I'm really enjoying this contest process. However, I'm increasingly distracted by the comments which follow each piece and have been ignoring them to the best of my ability (until my own votes have been cast).
It's interesting to consider the psychological impact which these comments--particularly the first one following each submission--undoubtedly have upon voters, and this is the primary reason I've withheld my own observations and notes. In fact, the Pseudopod staff may wish to consider ways in which groupthink can be avoided in the future. Perhaps each piece could have a separate comments thread independent from the piece itself (which would be comment free).
I hope the tone of this post is not misunderstood. The comments are indeed often interesting and helpful. I just feel that they would be best separated from the submissions themselves.
This was something that had come up as a possible issue when the last contest round came up as well. The thing is, this is not an issue that has a right or wrong approach, it's a matter of the style of contest. All the flash fiction contests we ran here in the past allowed commenting, and all of them let individual members decide whether or not to read the comments and allow them to influence their own votes. That's the type of contest this is, and personally, I think it's part of what makes it worthwhile, and this belief is shared by the other members of the EA forum team (and, as far as I know, the EA editorial team).

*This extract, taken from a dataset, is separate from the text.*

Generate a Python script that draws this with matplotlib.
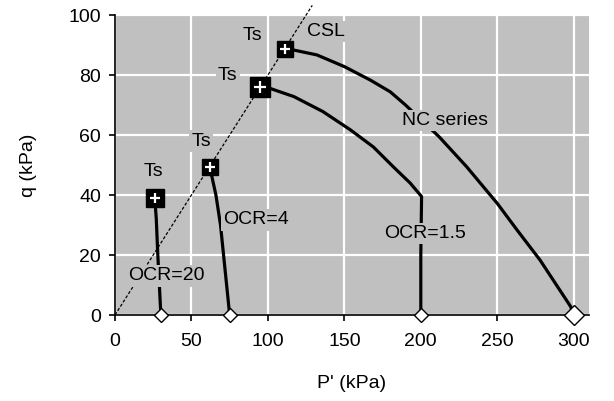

This is the contest that this is, and it seems to be successful in its current format - it's the fourth iteration, after all, and its gotten more submissions each time round. I certainly think that we could do it other ways, but I personally don't see the need, nor do I want to (which isn't to say I'm trying to shut down discussion on this, just giving the perspective of one of the people involved running contests here, albeit not the person in charge of this particular one).